The principle of indemnity ensures that there is no profit to the insured after the claim, and he/she only retains his/her financial position as it was before the loss. Estimation of indemnity will consider all the ways and methods to ensure this application in every insurance contract including fire Insurance.
Indemnity is estimated in Fire Policy based on the following factors:
- Ownership of the asset at the time of accident
- Legal liability of the insured
- Market value of the asset
- Depreciation in the asset value
- Agreed upon value at the time of insurance
- Cost of purchase of the material for insured
Except for the first two factors; i.e. ownership and legal liability all other factors will be considered based on the type of policy that has been bought. Here’s a list based on the type of asset and fire policies:
|under construction property, stock in trade, raw material||cost of material + labour|
|under process material, finished goods||cost of material + processing charges + labour + any inflation in the cost|
|newly bought goods||market value – depreciation|
|new asset if insured on reinstatement value basis||market value of the new property + any appreciation in value|
Also, see What is not Considered under Indemnity?
Let us look at an example below
Raju Shrivastava is running a retail store in Delhi. He opened the shop in the garage portion of his house 10 years ago, and now it has grown into a big shop spreading through the entire ground floor area of the house.

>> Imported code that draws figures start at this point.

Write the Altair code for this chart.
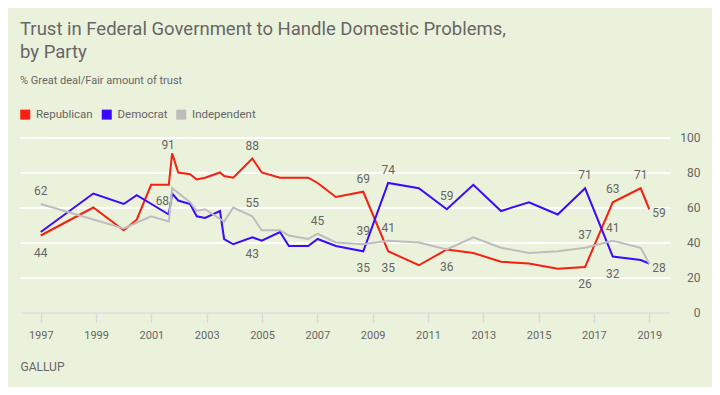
import altair as alt
import pandas as pd

parties = ["Republican", "Democrat", "Independent"]
colors = ["#F5200F", "#3A0AFF", "#BDBDBD"]

rep_years = [1997.0, 1998.9, 2000.0, 2000.47, 2000.99, 2001.63, 2001.75, 2001.97, 2002.4, 2002.64,
             2002.94, 2003.48, 2003.63, 2003.96, 2004.65, 2004.99, 2005.65, 2006.67, 2007.01, 2007.67,
             2008.66, 2009.56, 2010.67, 2011.68, 2012.64, 2013.64, 2014.65, 2015.69, 2016.68, 2017.68,
             2018.69, 2019.0]
rep_values = [44, 60, 47, 53, 73, 73, 91, 80, 79, 76,
              77, 80, 78, 77, 88, 80, 77, 77, 74, 66,
              69, 35, 27, 36, 34, 29, 28, 25, 26, 63,
              71, 59]

dem_years = [1997.0, 1998.9, 2000.0, 2000.47, 2001.63, 2001.75, 2001.97, 2002.4, 2002.64, 2002.94,
             2003.48, 2003.63, 2003.96, 2004.65, 2004.99, 2005.65, 2005.97, 2006.67, 2007.01, 2007.67,
             2008.66, 2009.56, 2010.67, 2011.68, 2012.64, 2013.64, 2014.65, 2015.69, 2016.68, 2017.68,
             2018.69, 2019.0]
dem_values = [46, 68, 62, 67, 56, 68, 64, 62, 55, 54,
              58, 42, 39, 43, 41, 46, 38, 38, 42, 38,
              35, 74, 71, 59, 73, 58, 63, 56, 71, 32,
              30, 28]

ind_years = [1997.0, 2000.0, 2000.99, 2001.63, 2001.75, 2002.4, 2002.64, 2002.94, 2003.63, 2003.96,
             2004.65, 2004.99, 2005.65, 2005.97, 2006.67, 2007.01, 2007.67, 2008.66, 2009.56, 2010.67,
             2011.68, 2012.64, 2013.64, 2014.65, 2015.69, 2016.68, 2017.68, 2018.69, 2019.0]
ind_values = [62, 48, 55, 52, 71, 63, 58, 59, 52, 60,
              55, 47, 47, 44, 42, 45, 40, 39, 41, 40,
              36, 43, 37, 34, 35, 37, 41, 37, 28]

label_party = ["Independent", "Republican", "Republican", "Democrat", "Republican", "Independent",
               "Democrat", "Independent", "Republican", "Independent", "Democrat", "Democrat",
               "Independent", "Republican", "Democrat", "Republican", "Democrat", "Independent",
               "Republican", "Republican", "Independent", "Democrat", "Republican", "Republican",
               "Democrat"]
label_years = [1997.0, 1997.0, 2001.75, 2001.75, 2004.65, 2004.65,
               2004.65, 2007.01, 2008.66, 2008.66, 2008.66, 2009.56,
               2009.56, 2009.56, 2011.68, 2011.68, 2016.68, 2016.68,
               2016.68, 2017.68, 2017.68, 2017.68, 2018.69, 2019.0,
               2019.0]
label_pos = ["above", "below", "peak", "left", "above", "above",
             "below", "above", "above", "above", "below", "above",
             "above", "below", "above", "below", "above", "above",
             "below", "above", "above", "below", "above", "right",
             "right"]

x_ticks = [1997, 1999, 2001, 2003, 2005, 2007, 2009, 2011, 2013, 2015, 2017, 2019]
y_ticks = [0, 20, 40, 60, 80, 100]

FONT = "Roboto"
TXT = "#666666"

series = {
    "Republican": (rep_years, rep_values),
    "Democrat": (dem_years, dem_values),
    "Independent": (ind_years, ind_values),
}
rows = []
for p in parties:
    ys, vs = series[p]
    for y, v in zip(ys, vs):
        rows.append({"party": p, "year": y, "value": v})
df = pd.DataFrame(rows)

lrows = []
for p, y, pos in zip(label_party, label_years, label_pos):
    ys, vs = series[p]
    v = vs[ys.index(y)]
    lrows.append({"party": p, "year": y, "value": v, "label": str(v), "pos": pos})
ldf = pd.DataFrame(lrows)

x_enc = alt.X("year:Q",
              scale=alt.Scale(domain=[1996.25, 2019.75], nice=False, zero=False),
              axis=alt.Axis(values=x_ticks, format="d", grid=False, domainColor="#D9D9D9",
                            domainWidth=1.5, tickColor="#D9D9D9", tickWidth=1.5, tickSize=10,
                            labelFontSize=11, labelColor=TXT, labelFont=FONT, labelPadding=7,
                            title="GALLUP", titleX=0, titleY=58, titleAlign="left",
                            titleAnchor="start", titleBaseline="alphabetic", titleFontSize=12,
                            titleFontWeight="normal", titleColor=TXT, titleFont=FONT, zindex=1))
y_enc = alt.Y("value:Q",
              scale=alt.Scale(domain=[0, 100], nice=False),
              axis=alt.Axis(orient="right", values=y_ticks, grid=True, gridColor="#FFFFFF",
                            gridWidth=2, domain=False, ticks=False, labelAlign="right",
                            labelPadding=30, labelFontSize=12, labelColor=TXT, labelFont=FONT,
                            title=None))

lines = alt.Chart(df).mark_line(strokeWidth=2).encode(
    x=x_enc, y=y_enc,
    color=alt.Color("party:N", scale=alt.Scale(domain=parties, range=colors),
                    legend=alt.Legend(title=None, orient="none", legendX=-0.5, legendY=-29,
                                      direction="horizontal", symbolType="square",
                                      symbolSize=1, symbolStrokeWidth=9, labelFontSize=11.5,
                                      labelColor=TXT, labelFont=FONT, columnPadding=-5.5,
                                      labelOffset=5, padding=0)),
)

offsets = {
    "above": dict(dy=-13, align="center"),
    "below": dict(dy=17, align="center"),
    "peak": dict(dy=-8, dx=-4, align="center"),
    "left": dict(dx=-3, dy=7, align="right"),
    "right": dict(dx=3, dy=4, align="left"),
}
label_layers = []
for pos, kw in offsets.items():
    label_layers.append(
        alt.Chart(ldf).transform_filter(alt.datum.pos == pos).mark_text(
            baseline="middle", fontSize=12, font=FONT, color=TXT, **kw
        ).encode(x=x_enc, y=y_enc, text="label:N")
    )

chart = alt.layer(lines, *label_layers).properties(
    width=650, height=175,
    autosize=alt.AutoSizeParams(type="none"),
    padding={"left": 12, "top": 129.5, "right": 42, "bottom": 74.5},
    title=alt.TitleParams(
        text=["Trust in Federal Government to Handle Domestic Problems,", "by Party"],
        subtitle="% Great deal/Fair amount of trust",
        anchor="start", frame="group", fontSize=18.5, fontWeight="normal", color=TXT,
        font=FONT, lineHeight=23, subtitleFontSize=11, subtitleColor=TXT,
        subtitleFont=FONT, subtitlePadding=13, offset=23,
    ),
).configure(background="#EBF2DC").configure_view(stroke=None)

chart.save("out.html", embed_options={"renderer": "svg", "actions": False})
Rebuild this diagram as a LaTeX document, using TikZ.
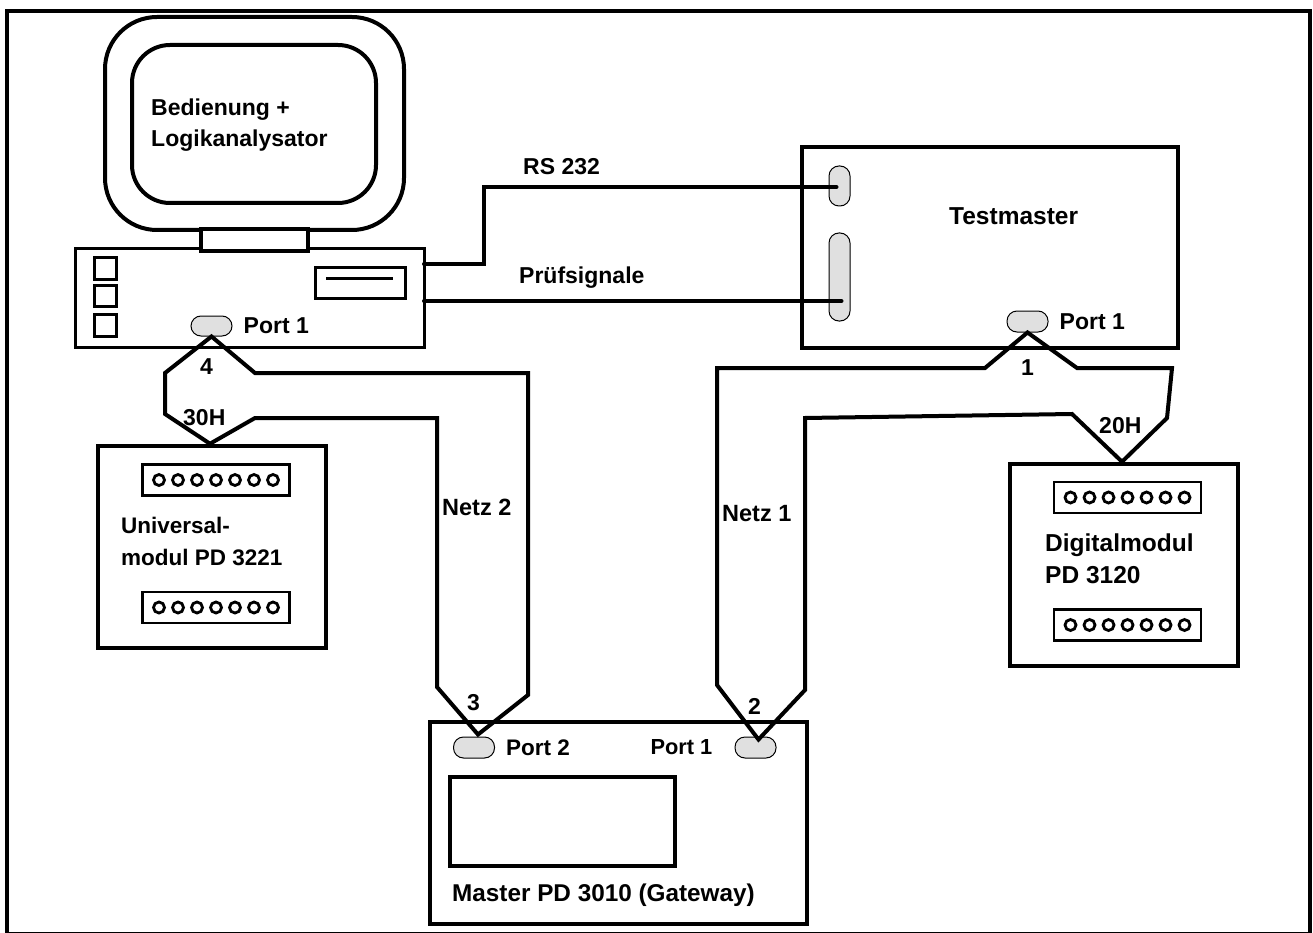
\documentclass[tikz,border=0pt]{standalone}
\usepackage{fontspec}
\setmainfont{Liberation Sans}
\usepackage{tikz}
\usetikzlibrary{positioning}

\begin{document}
\begin{tikzpicture}[
  x=1pt, y=-1pt,
  font=\fontsize{23}{31.5}\selectfont\bfseries,
  sz/.style={font=\fontsize{#1}{31.5}\selectfont\bfseries},
  box/.style={draw, line width=4pt, inner sep=0pt, fill=white},
  thinbox/.style={draw, line width=3pt, inner sep=0pt},
  strip/.style={draw, line width=2.5pt, inner sep=0pt, minimum width=147pt, minimum height=31pt},
  pin/.style={draw, circle, line width=2.8pt, inner sep=0pt, minimum size=11pt},
  pill/.style={draw, line width=1pt, inner sep=0pt, rounded corners=10pt, fill=black!12},
  lab/.style={inner sep=0pt, anchor=base west, align=left},
  wire/.style={draw, line width=4pt}
]
\useasboundingbox (0,0) rectangle (1313,933);
\node[box, line width=4.5pt, fill=none, minimum width=1303pt, minimum height=923pt] (frame) at (658.5,472.5) {};

% PC
\node[box, rounded corners=52pt, minimum width=299pt, minimum height=213pt] (monitor) at (254.5,123.5) {};
\node[box, rounded corners=38pt, minimum width=244pt, minimum height=158pt] (screen) at (254,124) {};
\node[thinbox, minimum width=349pt, minimum height=99pt] (pc) at (249.5,297.5) {};
\node[box, minimum width=107pt, minimum height=21pt] (neck) at (254.5,240) {};
\node[thinbox, minimum width=22pt, minimum height=22pt] (btna) at (105.5,268.5) {};
\node[thinbox, minimum width=22pt, minimum height=21pt, below=3pt of btna] (btnb) {};
\node[thinbox, minimum width=22pt, minimum height=22pt, below=5pt of btnb] (btnc) {};
\node[thinbox, minimum width=90pt, minimum height=31pt] (slot) at (360,283) {};
\draw[line width=3pt] ([xshift=-34pt,yshift=5pt]slot.center) coordinate (slota) -- ([xshift=33pt,yshift=5pt]slot.center) coordinate (slotb);
\node[pill, minimum width=41pt, minimum height=20pt] (pcport) at (211.5,326) {};
\node[inner sep=0pt, right=11pt of pcport] (pcportlab) {Port 1};
\node[lab] (pclab) at (151,147) {Bedienung +\\Logikanalysator};

% Testmaster
\node[box, minimum width=376pt, minimum height=201pt] (test) at (990,247.5) {};
\node[pill, minimum width=21pt, minimum height=40pt] (rsport) at (839.5,186) {};
\node[pill, minimum width=21pt, minimum height=88pt] (sigport) at (839.5,277) {};
\node[pill, minimum width=41pt, minimum height=21pt] (testport) at (1027.5,321.5) {};
\node[inner sep=0pt, right=11pt of testport] (testportlab) {Port 1};
\node[lab, sz=24.5] (testlab) at (949,225) {Testmaster};

% Universal module
\node[box, line width=4.5pt, minimum width=228pt, minimum height=202pt] (uni) at (212,547) {};
\node[strip] (unia) at (216,480) {};
\node[strip] (unib) at (216,607.5) {};
\node[lab, sz=22.5] (unilab) at (121,565) {Universal-\\modul PD 3221};

% Digital module
\node[box, line width=4.5pt, minimum width=228pt, minimum height=202pt] (dig) at (1124,565) {};
\node[strip] (diga) at (1127.5,497.5) {};
\node[strip] (digb) at (1127.5,625) {};
\node[lab, sz=24.5] (diglab) at (1045,583) {Digitalmodul\\PD 3120};

\foreach \s in {unia,unib,diga,digb}
  \foreach \i in {-3,...,3}
    \node[pin] (\s-\i) at ([xshift=\i*19pt]\s.center) {};

% Master
\node[box, minimum width=377pt, minimum height=202pt] (master) at (618.5,823) {};
\node[box, minimum width=225pt, minimum height=89pt] (display) at (562.5,821.5) {};
\node[pill, minimum width=41pt, minimum height=21pt] (mport2) at (474,747.5) {};
\node[pill, minimum width=41pt, minimum height=21pt] (mport1) at (755.5,747.5) {};
\node[inner sep=0pt, sz=22.5, right=11pt of mport2] (mport2lab) {Port 2};
\node[inner sep=0pt, sz=21.8, left=22pt of mport1] (mport1lab) {Port 1};
\node[lab, sz=24.3] (masterlab) at (452,901) {Master PD 3010 (Gateway)};

% Serial lines
\coordinate (rsout) at (424,264);
\coordinate (sigout) at (424,301);
\draw[wire, line cap=round] (rsout) -- (484,264) -- (484,187) -- ([xshift=-3pt,yshift=-1pt]rsport.center);
\draw[wire, line cap=round] (sigout) -- ([xshift=2pt,yshift=-24pt]sigport.center);
\node[lab] (rslab) at (523,175) {RS 232};
\node[lab] (siglab) at (519,283) {Prüfsignale};

% Netz 2
\draw[wire] (pcport.south) -- (255,373) -- (528,373) -- (528,695)
  -- ([xshift=4pt,yshift=2pt]mport2.north) -- (437,687) -- (437,418) -- (255,418)
  -- ([xshift=-2pt]uni.north) -- (165,414) -- (165,373) -- cycle;
\node[lab, sz=23.5] (net2lab) at (442,515) {Netz 2};

% Netz 1
\draw[wire] (testport.south) -- (985,368) -- (717,368) -- (717,685)
  -- ([xshift=3pt,yshift=-3pt]mport1.north) -- (805,690) -- (805,418) -- (1072,414)
  -- ([xshift=-2pt]dig.north) -- (1167,418) -- (1172,368) -- (1077,368) -- cycle;
\node[lab, sz=23.5] (net1lab) at (722,521) {Netz 1};

% Addresses
\node[lab] (addr4) at (200,374) {4};
\node[lab] (addr30) at (183,425) {30H};
\node[lab] (addr1) at (1021,375) {1};
\node[lab] (addr20) at (1099,433) {20H};
\node[lab] (addr3) at (467,710) {3};
\node[lab] (addr2) at (748,714) {2};
\end{tikzpicture}
\end{document}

He bought fire insurance for the shop and the house after a fire accident charred material worth millions in one of the neighbouring houses. The insurer has given him documents which insure various items in his shop and house under various terms.
Raju finds it pretty confusing that if any loss occurs, the insurer will be indulging in complicated calculations before recovering his loss. However, the advisor Gagandeep explains to him that:
- The material for trading is insured at the cost value, which is the price paid by Raju to buy these things from the suppliers, as he needs to trade in them to make a living and not consume.
- The items for his personal consumption, like furniture, fixture, electronic items, etc. depreciate in value over time with use. Therefore, at the time of claim settlement insurer will account for the depreciation for the time the items have been in use.
Gagan further says that Raju has the option of buying a reinstatement value policy. The premium, however, will be higher for this type of cover for personal assets.
This is done to ensure that no one can profit from insurance claims, instead can retain their financial position as it was before the loss.
Harish Ramawat is constructing a house on the patch of land he bought this year. He has decided to insure the construction after the completion of the first floor of the property. Two more floors are to be constructed at the estimated total cost of Rs. 10 lakh.
The insurer suggests Harish insure the property at reinstatement value so that he does not have to incur any extra cost if the structure gets damaged by any event. The insurer estimates the sum insured based on the cost schedule presented by Harish for the property.
The cost schedule as offered by Harish:
- Material (including cement, sand, bricks, rebar, water, etc.) per floor: Rs. 350,000
- Material cost will not include the cost of loose earth used in construction.
- Labour cost per floor: Rs. 150,000 (30 Labourers employed for 30 days)
If a portion of the building is damaged, the insurer will club the costs and cover the repair cost as per this schedule, pro-rated for the partial damage.
This way, Harish will be indemnified for the cost, and he’ll not make any profit out of insurance.